One of the major uses of computer systems is to store and manipulate collections of data. A database is a collection of data that has been organized so that it is possible to add and delete information, to update the data that it contains, and to retrieve specified parts of the data. A Database Management System, or DBMS, is a computer program that makes it possible to create and manipulate databases. A DBMS must be able to accept and process commands that manipulate the data in the databases that it manages. These commands are called queries, and the languages in which they are written are called query languages. A query language is a kind of specialized programming language.
There are many different ways that the data in a database could be represented. Different DBMS’s use various data representations and various query languages. However, data is most commonly stored in relations. A relation in a database is a relation in the mathematical sense. That is, it is a subset of a cross product of sets. A database that stores its data in relations is called a relational database.
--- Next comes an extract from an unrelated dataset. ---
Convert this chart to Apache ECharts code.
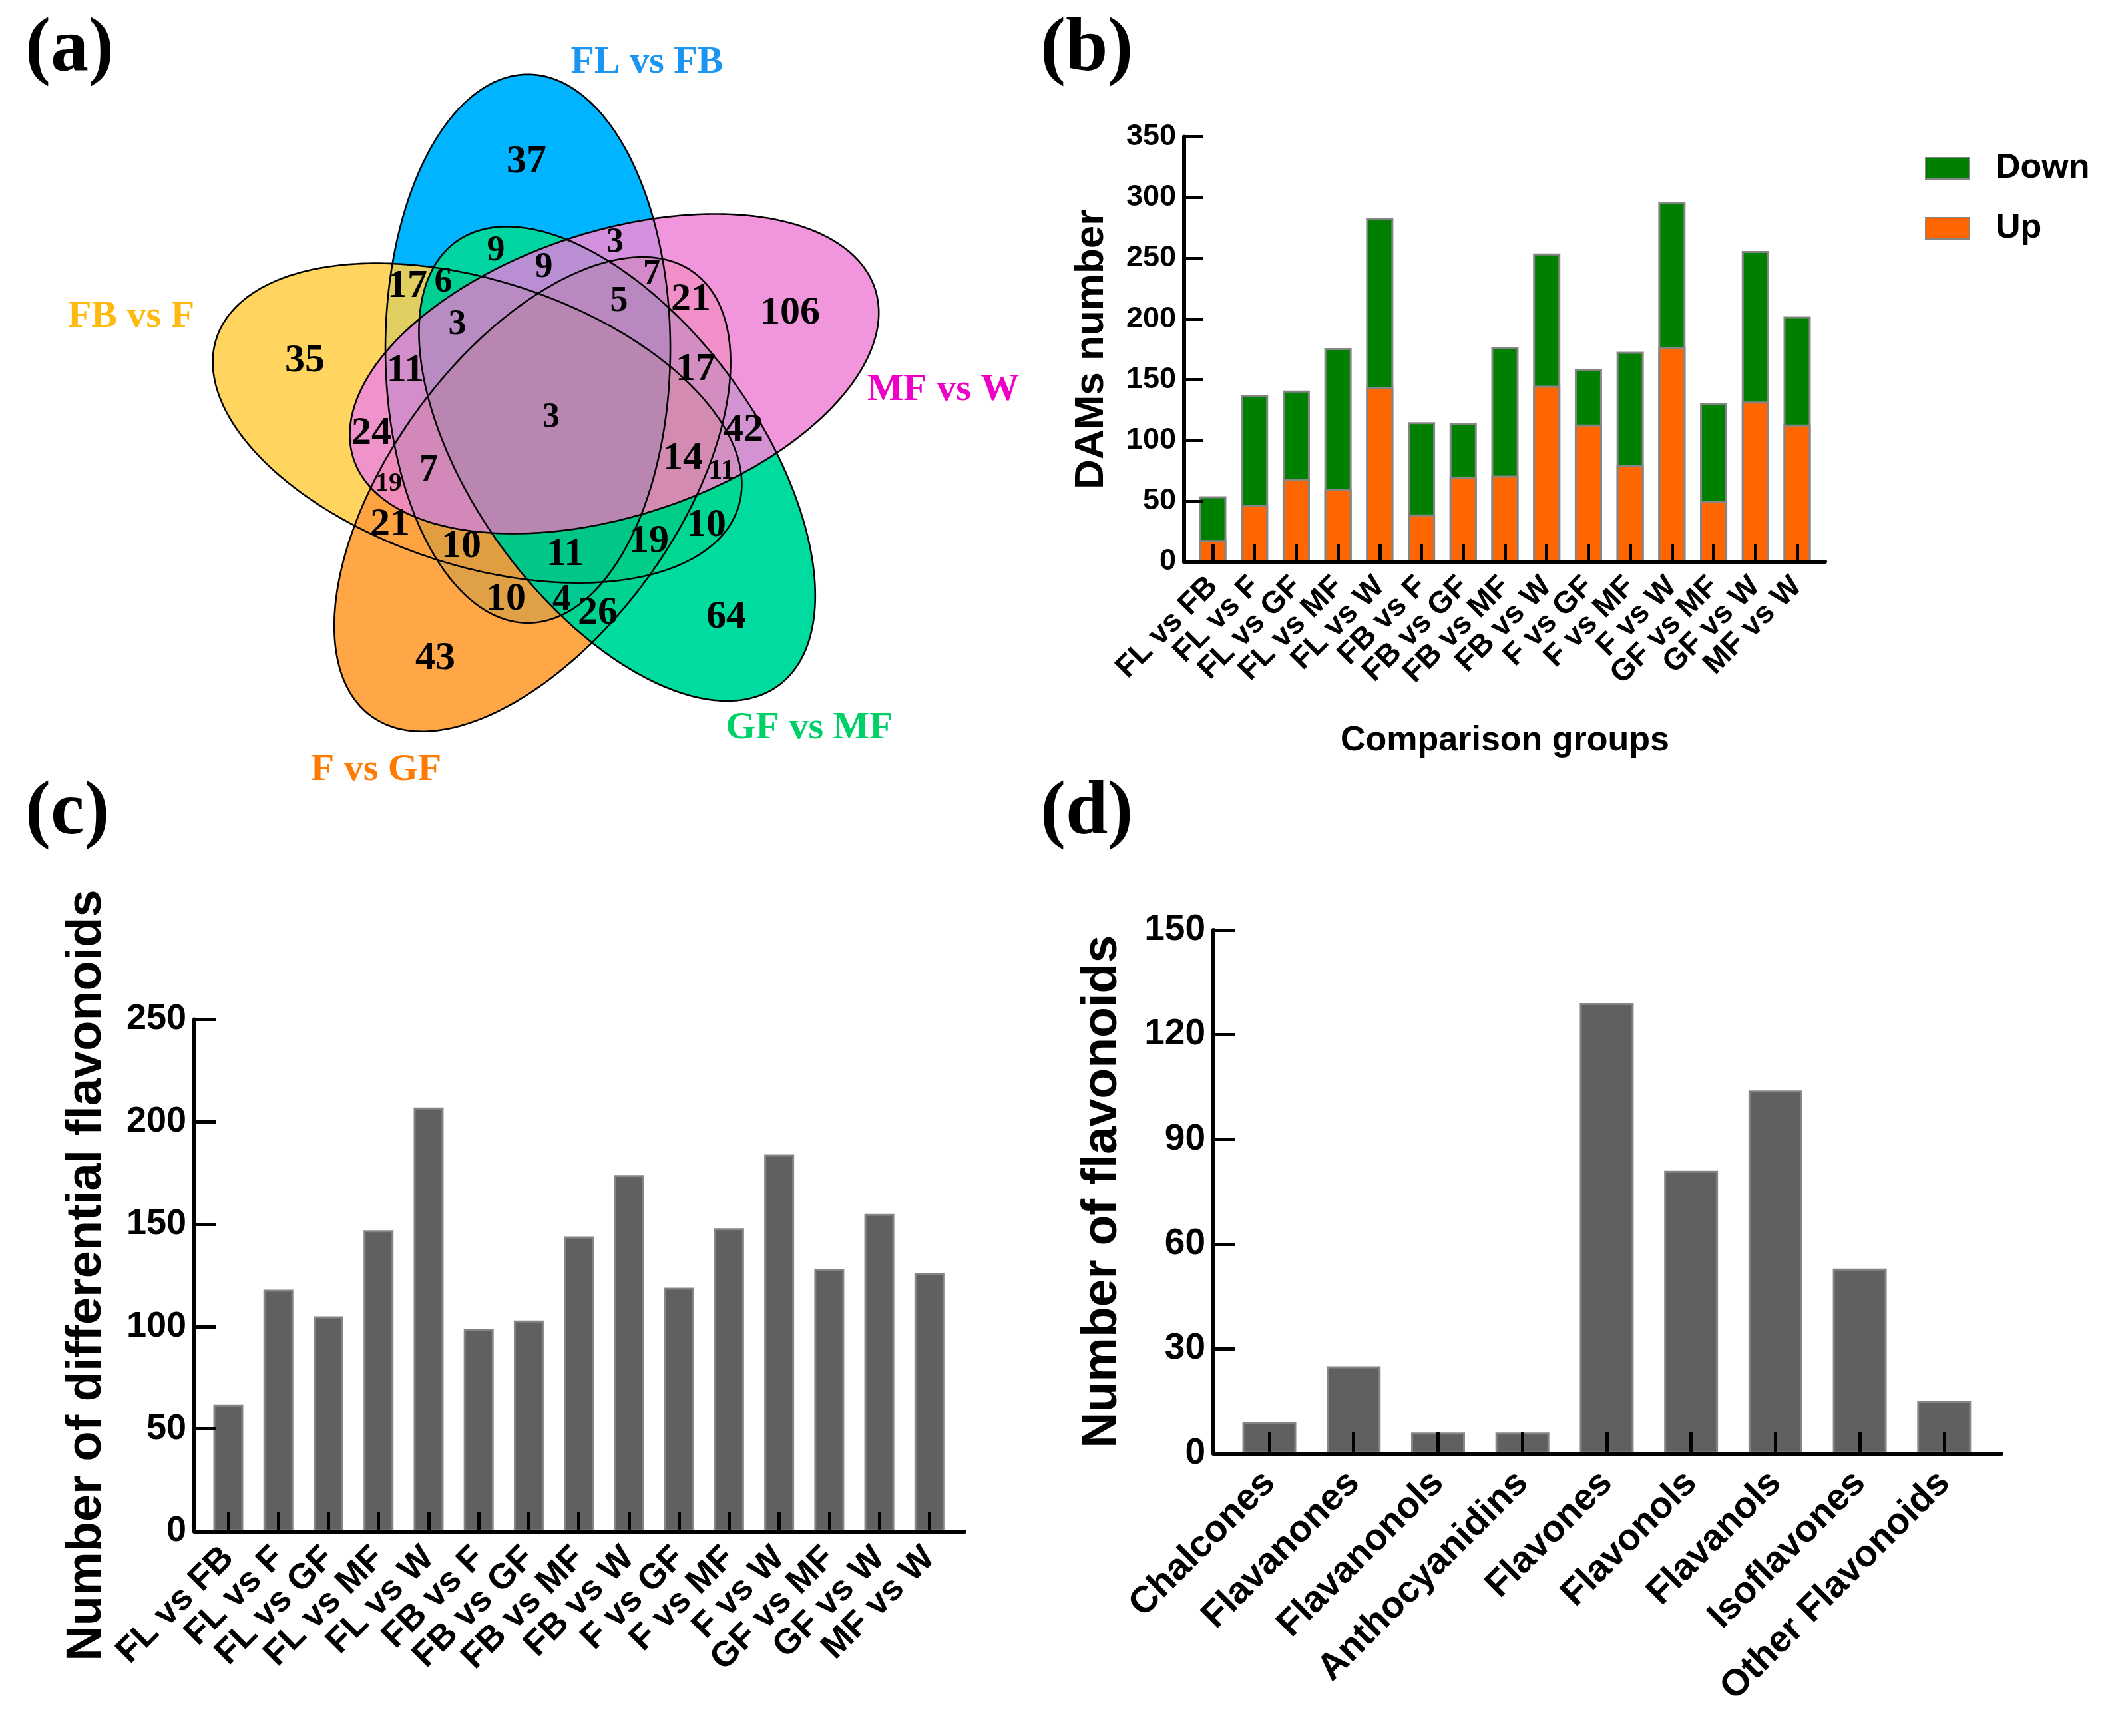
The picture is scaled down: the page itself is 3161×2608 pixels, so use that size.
<!DOCTYPE html>
<html><head><meta charset="utf-8">
<script src="https://cdn.jsdelivr.net/npm/echarts@6/dist/echarts.min.js"></script>
<style>html,body{margin:0;padding:0;background:#fff}#c{width:3161px;height:2608px}</style>
</head><body><div id="c"></div>
<script>
// ================= DATA =================
// (a) Venn diagram
const vennSets = ['FL vs FB', 'MF vs W', 'GF vs MF', 'F vs GF', 'FB vs F'];
const vennCounts = [37, 106, 35, 64, 43, 9, 9, 3, 7, 21, 17, 6, 3, 5, 11, 17, 3, 24, 42, 14, 11, 19, 7, 21, 10, 11, 19, 10, 10, 4, 26];

// (b) DAMs per comparison group
const groups = ['FL vs FB','FL vs F','FL vs GF','FL vs MF','FL vs W','FB vs F','FB vs GF','FB vs MF','FB vs W','F vs GF','F vs MF','F vs W','GF vs MF','GF vs W','MF vs W'];
const upValues   = [18, 47, 68, 60, 144, 39, 70, 71, 145, 113, 80, 177, 50, 132, 113];
const downValues = [36, 90, 73, 116, 139, 76, 44, 106, 109, 46, 93, 119, 81, 124, 89];

// (c) differential flavonoids per comparison group
const flavonoidCounts = [62, 118, 105, 147, 207, 99, 103, 144, 174, 119, 148, 184, 128, 155, 126];

// (d) flavonoid classes
const classes = ['Chalcones','Flavanones','Flavanonols','Anthocyanidins','Flavones','Flavonols','Flavanols','Isoflavones','Other Flavonoids'];
const classCounts = [9, 25, 6, 6, 129, 81, 104, 53, 15];

// ================= LAYOUT / STYLE =================
const FONT_SANS = '"Liberation Sans", Arial, sans-serif';
const FONT_SERIF = '"Liberation Serif", "Times New Roman", serif';

// venn geometry (pixel units of the venn grid)
const VL = {cx: 832, cy: 632, r: 115, a: 412, b: 214, centerAngle0: -109.8, axisAngle0: -90, step: 72};
const vennLobeColors = ['#00b4ff', '#f296dc', '#00dca0', '#ffa745', '#ffd660'];
const vennSetLabelColors = ['#1a96f2', '#ee00c8', '#00d068', '#ff7a00', '#ffb90f'];
const vennSetLabelPos = [[972, 94], [1417, 586], [1216, 1094], [565, 1157], [197, 476]];
const vennDrawOrder = [0, 4, 3, 2, 1]; // bottom -> top
const vennLabelPos = [[791,243],[1187,470],[458,542],[1091,927],[654,989],[745,377],[817,402],[924,365],[979,413],[1038,450],[612,430],[666,424],[687,488],[930,453],[609,557],[1045,555],[828,628],[558,651],[1117,646],[1026,689],[1084,708],[584,727],[644,708],[586,788],[693,821],[849,833],[975,813],[1061,789],[760,900],[844,903],[898,921]];
const vennLabelSize = [60,60,60,60,60,54,54,52,52,60,60,54,54,54,60,60,52,60,60,60,42,40,56,60,60,60,60,60,60,56,60];
const BETA = 0.12;

function hexToRgb(h){ return [parseInt(h.slice(1,3),16)/255, parseInt(h.slice(3,5),16)/255, parseInt(h.slice(5,7),16)/255]; }
function rgbStr(c){ return 'rgb(' + c.map(v => Math.round(Math.max(0, Math.min(1, v)) * 255)).join(',') + ')'; }
const tint = vennLobeColors.map(h => hexToRgb(h).map(t => 1 - BETA * (1 - t)));
const baseFill = vennLobeColors.map((h, i) => hexToRgb(h).map((t, j) => t / tint[i][j]));

function ellipsePoints(k, api) {
  const ca = (VL.centerAngle0 + k * VL.step) * Math.PI / 180;
  const ex = VL.cx + VL.r * Math.cos(ca), ey = VL.cy + VL.r * Math.sin(ca);
  const ra = (VL.axisAngle0 + k * VL.step) * Math.PI / 180;
  const pts = [];
  for (let i = 0; i < 360; i++) {
    const t = i * Math.PI / 180;
    const u = VL.a * Math.cos(t), v = VL.b * Math.sin(t);
    pts.push(api.coord([ex + u * Math.cos(ra) - v * Math.sin(ra), ey + u * Math.sin(ra) + v * Math.cos(ra)]));
  }
  return pts;
}
function ellipseSeries(mode) {
  return {
    type: 'custom', coordinateSystem: 'cartesian2d', xAxisIndex: 0, yAxisIndex: 0, silent: true,
    z: mode === 'fill' ? 2 : (mode === 'tint' ? 3 : 4),
    blendMode: mode === 'tint' ? 'multiply' : 'source-over',
    data: vennDrawOrder.map(k => [VL.cx, VL.cy, k]),
    renderItem: (params, api) => {
      const k = api.value(2);
      let style;
      if (mode === 'fill') style = {fill: rgbStr(baseFill[k]), stroke: null};
      else if (mode === 'tint') style = {fill: rgbStr(tint[k]), stroke: null};
      else style = {fill: null, stroke: '#000', lineWidth: 2.6};
      return {type: 'polygon', shape: {points: ellipsePoints(k, api)}, style};
    }
  };
}

function barXAxis(gridIndex, names, min, max, fontSize, tickLen, margin, showLabels) {
  const vals = names.map((_, i) => i);
  return {
    type: 'value', gridIndex, min, max, z: 10,
    axisLine: {show: true, onZero: false, lineStyle: {color: '#000', width: 6}},
    axisTick: {show: true, inside: true, length: tickLen, customValues: vals, lineStyle: {color: '#000', width: 5}},
    axisLabel: {show: showLabels, customValues: vals, rotate: 45, margin, hideOverlap: false, showMinLabel: true, showMaxLabel: true,
      formatter: v => names[Math.round(v)] || '',
      fontSize, fontWeight: 'bold', fontFamily: FONT_SANS, color: '#000'},
    splitLine: {show: false}
  };
}
function barYAxis(gridIndex, max, interval, fontSize, tickLen, name, nameSize, nameGap) {
  return {
    type: 'value', gridIndex, min: 0, max, interval, z: 10,
    name, nameLocation: 'middle', nameRotate: 90, nameGap,
    nameTextStyle: {fontSize: nameSize, fontWeight: 'bold', fontFamily: FONT_SANS, color: '#000'},
    axisLine: {show: true, onZero: false, lineStyle: {color: '#000', width: 6}},
    axisTick: {show: true, inside: true, length: tickLen, lineStyle: {color: '#000', width: 5}},
    axisLabel: {fontSize, fontWeight: 'bold', fontFamily: FONT_SANS, color: '#000', margin: 12, showMinLabel: true, showMaxLabel: true},
    splitLine: {show: false}
  };
}
const barBorder = {borderColor: '#858585', borderWidth: 3};
const totalValues = upValues.map((v, i) => v + downValues[i]);

const option = {
  animation: false,
  backgroundColor: '#ffffff',
  grid: [
    {left: 0, top: 0, width: 1560, height: 1240},
    {left: 1779, top: 205.5, width: 963, height: 638.5},
    {left: 292, top: 1531.5, width: 1157, height: 769},
    {left: 1823, top: 1397, width: 1184, height: 786.6},
    {left: 1791, top: 205.5, width: 940, height: 638.5}   // label band for (b)
  ],
  xAxis: [
    {type: 'value', gridIndex: 0, min: 0, max: 1560, show: false},
    barXAxis(1, groups, -0.686, 14.67, 46, 26, 30, false),
    barXAxis(2, groups, -0.678, 14.70, 53, 29, 32, true),
    barXAxis(3, classes, -0.663, 8.68, 56, 32, 36, true),
    {type: 'category', gridIndex: 4, data: groups, axisLine: {show: false}, axisTick: {show: false}, splitLine: {show: false},
      axisLabel: {interval: 0, rotate: 45, margin: 30, fontSize: 46, fontWeight: 'bold', fontFamily: FONT_SANS, color: '#000'}}
  ],
  yAxis: [
    {type: 'value', gridIndex: 0, min: 0, max: 1240, inverse: true, show: false},
    barYAxis(1, 350, 50, 45, 28, 'DAMs number', 62, 108),
    barYAxis(2, 250, 50, 54, 32, 'Number of differential flavonoids', 74, 124),
    barYAxis(3, 150, 30, 55, 32, 'Number of flavonoids', 75, 129),
    {type: 'value', gridIndex: 4, min: 0, max: 350, show: false}
  ],
  legend: {
    data: ['Down', 'Up'], orient: 'vertical', left: 2887, top: 218,
    itemWidth: 66, itemHeight: 32, itemGap: 30, icon: 'rect',
    textStyle: {fontSize: 52, lineHeight: 60, fontWeight: 'bold', fontFamily: FONT_SANS, color: '#000', padding: [0, 0, 0, 34]}
  },
  graphic: [
    {type: 'text', x: 38, y: 76, style: {text: '(a)', fontSize: 114, fontWeight: 'bold', fontFamily: FONT_SERIF, fill: '#000', verticalAlign: 'middle'}},
    {type: 'text', x: 1563, y: 76, style: {text: '(b)', fontSize: 114, fontWeight: 'bold', fontFamily: FONT_SERIF, fill: '#000', verticalAlign: 'middle'}},
    {type: 'text', x: 38, y: 1223, style: {text: '(c)', fontSize: 114, fontWeight: 'bold', fontFamily: FONT_SERIF, fill: '#000', verticalAlign: 'middle'}},
    {type: 'text', x: 1563, y: 1223, style: {text: '(d)', fontSize: 114, fontWeight: 'bold', fontFamily: FONT_SERIF, fill: '#000', verticalAlign: 'middle'}},
    {type: 'text', x: 2261, y: 1113, style: {text: 'Comparison groups', fontSize: 52, fontWeight: 'bold', fontFamily: FONT_SANS, fill: '#000', align: 'center', verticalAlign: 'middle'}}
  ],
  series: [
    ellipseSeries('fill'),
    ellipseSeries('tint'),
    ellipseSeries('outline'),
    {
      type: 'custom', coordinateSystem: 'cartesian2d', xAxisIndex: 0, yAxisIndex: 0, z: 6, silent: true,
      data: vennCounts.map((c, i) => [vennLabelPos[i][0], vennLabelPos[i][1], c]),
      renderItem: (params, api) => {
        const p = api.coord([api.value(0), api.value(1)]);
        return {type: 'text', x: p[0], y: p[1], style: {text: String(api.value(2)), fontSize: vennLabelSize[params.dataIndex],
          fontWeight: 'bold', fontFamily: FONT_SERIF, fill: '#000', align: 'center', verticalAlign: 'middle'}};
      }
    },
    {
      type: 'custom', coordinateSystem: 'cartesian2d', xAxisIndex: 0, yAxisIndex: 0, z: 6, silent: true,
      data: vennSets.map((s, i) => [vennSetLabelPos[i][0], vennSetLabelPos[i][1], i]),
      renderItem: (params, api) => {
        const i = api.value(2);
        const p = api.coord([api.value(0), api.value(1)]);
        return {type: 'text', x: p[0], y: p[1], style: {text: vennSets[i], fontSize: 58, fontWeight: 'bold',
          fontFamily: FONT_SERIF, fill: vennSetLabelColors[i], align: 'center', verticalAlign: 'middle'}};
      }
    },
    {
      // Down segment: drawn from 0 up to Up + Down, Up bar drawn over its lower part
      name: 'Down', type: 'bar', xAxisIndex: 1, yAxisIndex: 1, barWidth: 41, barGap: '-100%', z: 2,
      itemStyle: Object.assign({color: '#008000'}, barBorder),
      data: totalValues.map((v, i) => [i, v])
    },
    {
      name: 'Up', type: 'bar', xAxisIndex: 1, yAxisIndex: 1, barWidth: 41, barGap: '-100%', z: 3,
      itemStyle: Object.assign({color: '#ff6600'}, barBorder),
      data: upValues.map((v, i) => [i, v])
    },
    {
      name: 'Differential flavonoids', type: 'bar', xAxisIndex: 2, yAxisIndex: 2, barWidth: 45,
      itemStyle: Object.assign({color: '#606060'}, barBorder),
      data: flavonoidCounts.map((v, i) => [i, v])
    },
    {
      name: 'Flavonoids', type: 'bar', xAxisIndex: 3, yAxisIndex: 3, barWidth: 81,
      itemStyle: Object.assign({color: '#606060'}, barBorder),
      data: classCounts.map((v, i) => [i, v])
    }
  ]
};
const chart = echarts.init(document.getElementById('c'), null, {renderer: 'canvas'});
chart.setOption(option);
</script>
</body></html>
The query language for most relational database management systems is some form of the language known as Structured Query Language, or SQL. In this section, we’ll take a very brief look at SQL, relational databases, and how they use relations.
You’ll learn more about databases in the courses Web & Database Technology and Information & Data Management.
A relation is just a subset of a cross product of sets. Since we are discussing computer representation of data, the sets are data types. As in Section 4.5, we’ll use data type names such as int and string to refer to these sets. A relation that is a subset of the cross product int × int × string would consist of ordered 3-tuples such as (17, 42, “hike”). In a relational database, the data is stored in the form of one or more such relations. The relations are called tables, and the tuples that they contain are called rows or records.
As an example, consider a lending library that wants to store data about its members, the books that it owns, and which books the members have out on loan. This data could be represented in three tables, as illustrated in Figure 4.8. The relations are shown as tables rather than as sets of ordered tuples, but each table is, in fact, a relation. The rows of the table are the tuples. The Members table, for example, is a subset of int × string ×string × string, and one of the tuples is (1782, “Smit, Johan”, “107 Main St”, “New York, NY”). A table does have one thing that ordinary relations in mathematics do not have. Each column in the table has a name. These names are used in the query language to manipulate the data in the tables.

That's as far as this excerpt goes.